• The problem
The entries below are to be written out again without alteration.

Figure scripts
****
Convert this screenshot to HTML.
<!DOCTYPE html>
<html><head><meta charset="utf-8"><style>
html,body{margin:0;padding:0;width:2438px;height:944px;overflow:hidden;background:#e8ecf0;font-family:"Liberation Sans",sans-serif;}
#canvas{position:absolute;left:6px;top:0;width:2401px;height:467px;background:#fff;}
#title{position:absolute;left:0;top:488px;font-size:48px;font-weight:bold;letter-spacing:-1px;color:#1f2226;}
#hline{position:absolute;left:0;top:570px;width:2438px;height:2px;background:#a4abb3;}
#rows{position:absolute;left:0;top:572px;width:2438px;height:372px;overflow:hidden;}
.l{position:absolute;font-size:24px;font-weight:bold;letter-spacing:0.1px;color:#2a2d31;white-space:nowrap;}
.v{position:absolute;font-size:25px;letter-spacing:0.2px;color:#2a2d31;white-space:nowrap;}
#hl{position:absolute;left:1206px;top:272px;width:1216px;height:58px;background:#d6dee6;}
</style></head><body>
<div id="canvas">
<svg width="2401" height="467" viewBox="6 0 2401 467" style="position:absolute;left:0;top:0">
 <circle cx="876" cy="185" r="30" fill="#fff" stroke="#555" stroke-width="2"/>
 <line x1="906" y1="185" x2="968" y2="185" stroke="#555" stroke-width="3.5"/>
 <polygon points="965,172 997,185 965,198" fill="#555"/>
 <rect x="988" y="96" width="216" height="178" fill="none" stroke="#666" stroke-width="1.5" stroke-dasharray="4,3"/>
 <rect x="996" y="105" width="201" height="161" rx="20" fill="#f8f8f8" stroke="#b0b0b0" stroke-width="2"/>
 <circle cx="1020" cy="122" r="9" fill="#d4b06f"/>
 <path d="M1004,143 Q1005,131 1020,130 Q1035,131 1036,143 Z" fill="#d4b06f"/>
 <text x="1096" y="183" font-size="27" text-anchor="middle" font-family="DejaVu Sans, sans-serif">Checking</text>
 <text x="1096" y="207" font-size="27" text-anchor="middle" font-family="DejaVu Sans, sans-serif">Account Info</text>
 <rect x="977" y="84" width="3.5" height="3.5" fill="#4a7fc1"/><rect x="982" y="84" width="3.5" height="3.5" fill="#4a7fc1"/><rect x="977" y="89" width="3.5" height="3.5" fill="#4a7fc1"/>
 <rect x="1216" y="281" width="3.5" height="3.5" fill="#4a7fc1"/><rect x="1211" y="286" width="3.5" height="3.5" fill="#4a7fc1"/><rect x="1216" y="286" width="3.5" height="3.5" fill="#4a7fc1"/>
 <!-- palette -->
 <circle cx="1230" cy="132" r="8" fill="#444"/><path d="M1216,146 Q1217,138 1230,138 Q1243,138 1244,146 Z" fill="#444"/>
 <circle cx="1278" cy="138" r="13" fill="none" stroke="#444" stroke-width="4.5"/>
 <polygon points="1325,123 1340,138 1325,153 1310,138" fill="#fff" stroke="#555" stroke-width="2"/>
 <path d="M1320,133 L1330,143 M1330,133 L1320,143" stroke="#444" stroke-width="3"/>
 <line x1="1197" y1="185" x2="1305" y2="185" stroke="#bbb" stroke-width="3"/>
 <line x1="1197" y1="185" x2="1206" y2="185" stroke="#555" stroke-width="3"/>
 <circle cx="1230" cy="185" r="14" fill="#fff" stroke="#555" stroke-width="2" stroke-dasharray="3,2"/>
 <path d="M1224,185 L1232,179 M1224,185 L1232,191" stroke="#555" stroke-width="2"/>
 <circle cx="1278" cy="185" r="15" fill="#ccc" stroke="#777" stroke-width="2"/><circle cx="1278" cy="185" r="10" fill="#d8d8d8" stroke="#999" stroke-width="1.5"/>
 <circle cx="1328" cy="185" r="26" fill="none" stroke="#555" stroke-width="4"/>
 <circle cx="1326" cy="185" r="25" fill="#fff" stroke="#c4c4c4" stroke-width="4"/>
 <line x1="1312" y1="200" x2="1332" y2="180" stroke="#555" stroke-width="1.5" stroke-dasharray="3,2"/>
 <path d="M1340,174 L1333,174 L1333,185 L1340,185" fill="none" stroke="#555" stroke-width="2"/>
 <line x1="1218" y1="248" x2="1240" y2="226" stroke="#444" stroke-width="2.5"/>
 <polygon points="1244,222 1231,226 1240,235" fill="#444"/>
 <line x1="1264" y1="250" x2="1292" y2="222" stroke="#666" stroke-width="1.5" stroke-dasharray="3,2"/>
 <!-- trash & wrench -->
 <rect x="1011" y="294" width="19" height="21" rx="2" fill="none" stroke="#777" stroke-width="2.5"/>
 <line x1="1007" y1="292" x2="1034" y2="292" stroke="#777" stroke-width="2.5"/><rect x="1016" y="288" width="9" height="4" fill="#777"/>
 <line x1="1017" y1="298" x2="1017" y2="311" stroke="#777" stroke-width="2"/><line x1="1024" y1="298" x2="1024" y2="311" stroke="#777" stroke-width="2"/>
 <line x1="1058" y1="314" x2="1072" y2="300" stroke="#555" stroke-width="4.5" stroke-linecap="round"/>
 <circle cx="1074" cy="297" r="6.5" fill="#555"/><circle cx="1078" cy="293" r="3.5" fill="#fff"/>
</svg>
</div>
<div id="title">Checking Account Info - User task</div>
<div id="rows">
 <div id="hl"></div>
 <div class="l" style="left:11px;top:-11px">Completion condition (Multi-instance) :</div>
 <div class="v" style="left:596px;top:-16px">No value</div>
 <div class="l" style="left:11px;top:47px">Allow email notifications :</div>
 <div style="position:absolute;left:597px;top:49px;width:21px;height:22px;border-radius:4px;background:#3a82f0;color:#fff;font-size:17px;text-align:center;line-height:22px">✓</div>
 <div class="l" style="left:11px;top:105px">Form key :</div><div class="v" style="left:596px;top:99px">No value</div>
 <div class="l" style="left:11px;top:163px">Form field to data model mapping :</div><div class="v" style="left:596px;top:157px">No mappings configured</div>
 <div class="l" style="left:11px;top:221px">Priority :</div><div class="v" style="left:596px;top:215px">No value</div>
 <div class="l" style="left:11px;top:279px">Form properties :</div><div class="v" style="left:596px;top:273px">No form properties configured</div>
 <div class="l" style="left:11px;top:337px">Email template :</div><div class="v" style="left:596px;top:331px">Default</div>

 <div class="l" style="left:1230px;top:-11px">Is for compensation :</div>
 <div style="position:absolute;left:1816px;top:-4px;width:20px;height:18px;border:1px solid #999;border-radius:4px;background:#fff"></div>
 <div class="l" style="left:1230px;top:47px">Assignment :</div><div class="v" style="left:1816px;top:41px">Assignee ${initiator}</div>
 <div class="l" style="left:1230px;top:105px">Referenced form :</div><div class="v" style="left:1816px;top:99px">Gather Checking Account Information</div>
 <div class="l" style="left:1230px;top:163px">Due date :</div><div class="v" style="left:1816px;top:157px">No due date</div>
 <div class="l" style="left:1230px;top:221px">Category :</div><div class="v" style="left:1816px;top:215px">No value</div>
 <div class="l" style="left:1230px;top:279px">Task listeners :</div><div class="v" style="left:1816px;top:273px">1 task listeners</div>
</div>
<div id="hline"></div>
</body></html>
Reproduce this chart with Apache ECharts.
****
• Solution for this exercise
Convert this screenshot to HTML.
<!DOCTYPE html>
<html><head><meta charset="utf-8"><style>
html,body{margin:0;padding:0;width:2438px;height:944px;overflow:hidden;background:#e8ecf0;font-family:"Liberation Sans",sans-serif;}
#canvas{position:absolute;left:6px;top:0;width:2401px;height:467px;background:#fff;}
#title{position:absolute;left:0;top:488px;font-size:48px;font-weight:bold;letter-spacing:-1px;color:#1f2226;}
#hline{position:absolute;left:0;top:570px;width:2438px;height:2px;background:#a4abb3;}
#rows{position:absolute;left:0;top:572px;width:2438px;height:372px;overflow:hidden;}
.l{position:absolute;font-size:24px;font-weight:bold;letter-spacing:0.1px;color:#2a2d31;white-space:nowrap;}
.v{position:absolute;font-size:25px;letter-spacing:0.2px;color:#2a2d31;white-space:nowrap;}
#hl{position:absolute;left:1206px;top:272px;width:1216px;height:58px;background:#d6dee6;}
</style></head><body>
<div id="canvas">
<svg width="2401" height="467" viewBox="6 0 2401 467" style="position:absolute;left:0;top:0">
 <circle cx="876" cy="185" r="30" fill="#fff" stroke="#555" stroke-width="2"/>
 <line x1="906" y1="185" x2="968" y2="185" stroke="#555" stroke-width="3.5"/>
 <polygon points="965,172 997,185 965,198" fill="#555"/>
 <rect x="988" y="96" width="216" height="178" fill="none" stroke="#666" stroke-width="1.5" stroke-dasharray="4,3"/>
 <rect x="996" y="105" width="201" height="161" rx="20" fill="#f8f8f8" stroke="#b0b0b0" stroke-width="2"/>
 <circle cx="1020" cy="122" r="9" fill="#d4b06f"/>
 <path d="M1004,143 Q1005,131 1020,130 Q1035,131 1036,143 Z" fill="#d4b06f"/>
 <text x="1096" y="183" font-size="27" text-anchor="middle" font-family="DejaVu Sans, sans-serif">Checking</text>
 <text x="1096" y="207" font-size="27" text-anchor="middle" font-family="DejaVu Sans, sans-serif">Account Info</text>
 <rect x="977" y="84" width="3.5" height="3.5" fill="#4a7fc1"/><rect x="982" y="84" width="3.5" height="3.5" fill="#4a7fc1"/><rect x="977" y="89" width="3.5" height="3.5" fill="#4a7fc1"/>
 <rect x="1216" y="281" width="3.5" height="3.5" fill="#4a7fc1"/><rect x="1211" y="286" width="3.5" height="3.5" fill="#4a7fc1"/><rect x="1216" y="286" width="3.5" height="3.5" fill="#4a7fc1"/>
 <!-- palette -->
 <circle cx="1230" cy="132" r="8" fill="#444"/><path d="M1216,146 Q1217,138 1230,138 Q1243,138 1244,146 Z" fill="#444"/>
 <circle cx="1278" cy="138" r="13" fill="none" stroke="#444" stroke-width="4.5"/>
 <polygon points="1325,123 1340,138 1325,153 1310,138" fill="#fff" stroke="#555" stroke-width="2"/>
 <path d="M1320,133 L1330,143 M1330,133 L1320,143" stroke="#444" stroke-width="3"/>
 <line x1="1197" y1="185" x2="1305" y2="185" stroke="#bbb" stroke-width="3"/>
 <line x1="1197" y1="185" x2="1206" y2="185" stroke="#555" stroke-width="3"/>
 <circle cx="1230" cy="185" r="14" fill="#fff" stroke="#555" stroke-width="2" stroke-dasharray="3,2"/>
 <path d="M1224,185 L1232,179 M1224,185 L1232,191" stroke="#555" stroke-width="2"/>
 <circle cx="1278" cy="185" r="15" fill="#ccc" stroke="#777" stroke-width="2"/><circle cx="1278" cy="185" r="10" fill="#d8d8d8" stroke="#999" stroke-width="1.5"/>
 <circle cx="1328" cy="185" r="26" fill="none" stroke="#555" stroke-width="4"/>
 <circle cx="1326" cy="185" r="25" fill="#fff" stroke="#c4c4c4" stroke-width="4"/>
 <line x1="1312" y1="200" x2="1332" y2="180" stroke="#555" stroke-width="1.5" stroke-dasharray="3,2"/>
 <path d="M1340,174 L1333,174 L1333,185 L1340,185" fill="none" stroke="#555" stroke-width="2"/>
 <line x1="1218" y1="248" x2="1240" y2="226" stroke="#444" stroke-width="2.5"/>
 <polygon points="1244,222 1231,226 1240,235" fill="#444"/>
 <line x1="1264" y1="250" x2="1292" y2="222" stroke="#666" stroke-width="1.5" stroke-dasharray="3,2"/>
 <!-- trash & wrench -->
 <rect x="1011" y="294" width="19" height="21" rx="2" fill="none" stroke="#777" stroke-width="2.5"/>
 <line x1="1007" y1="292" x2="1034" y2="292" stroke="#777" stroke-width="2.5"/><rect x="1016" y="288" width="9" height="4" fill="#777"/>
 <line x1="1017" y1="298" x2="1017" y2="311" stroke="#777" stroke-width="2"/><line x1="1024" y1="298" x2="1024" y2="311" stroke="#777" stroke-width="2"/>
 <line x1="1058" y1="314" x2="1072" y2="300" stroke="#555" stroke-width="4.5" stroke-linecap="round"/>
 <circle cx="1074" cy="297" r="6.5" fill="#555"/><circle cx="1078" cy="293" r="3.5" fill="#fff"/>
</svg>
</div>
<div id="title">Checking Account Info - User task</div>
<div id="rows">
 <div id="hl"></div>
 <div class="l" style="left:11px;top:-11px">Completion condition (Multi-instance) :</div>
 <div class="v" style="left:596px;top:-16px">No value</div>
 <div class="l" style="left:11px;top:47px">Allow email notifications :</div>
 <div style="position:absolute;left:597px;top:49px;width:21px;height:22px;border-radius:4px;background:#3a82f0;color:#fff;font-size:17px;text-align:center;line-height:22px">✓</div>
 <div class="l" style="left:11px;top:105px">Form key :</div><div class="v" style="left:596px;top:99px">No value</div>
 <div class="l" style="left:11px;top:163px">Form field to data model mapping :</div><div class="v" style="left:596px;top:157px">No mappings configured</div>
 <div class="l" style="left:11px;top:221px">Priority :</div><div class="v" style="left:596px;top:215px">No value</div>
 <div class="l" style="left:11px;top:279px">Form properties :</div><div class="v" style="left:596px;top:273px">No form properties configured</div>
 <div class="l" style="left:11px;top:337px">Email template :</div><div class="v" style="left:596px;top:331px">Default</div>

 <div class="l" style="left:1230px;top:-11px">Is for compensation :</div>
 <div style="position:absolute;left:1816px;top:-4px;width:20px;height:18px;border:1px solid #999;border-radius:4px;background:#fff"></div>
 <div class="l" style="left:1230px;top:47px">Assignment :</div><div class="v" style="left:1816px;top:41px">Assignee ${initiator}</div>
 <div class="l" style="left:1230px;top:105px">Referenced form :</div><div class="v" style="left:1816px;top:99px">Gather Checking Account Information</div>
 <div class="l" style="left:1230px;top:163px">Due date :</div><div class="v" style="left:1816px;top:157px">No due date</div>
 <div class="l" style="left:1230px;top:221px">Category :</div><div class="v" style="left:1816px;top:215px">No value</div>
 <div class="l" style="left:1230px;top:279px">Task listeners :</div><div class="v" style="left:1816px;top:273px">1 task listeners</div>
</div>
<div id="hline"></div>
</body></html>
Reproduce this chart with Apache ECharts.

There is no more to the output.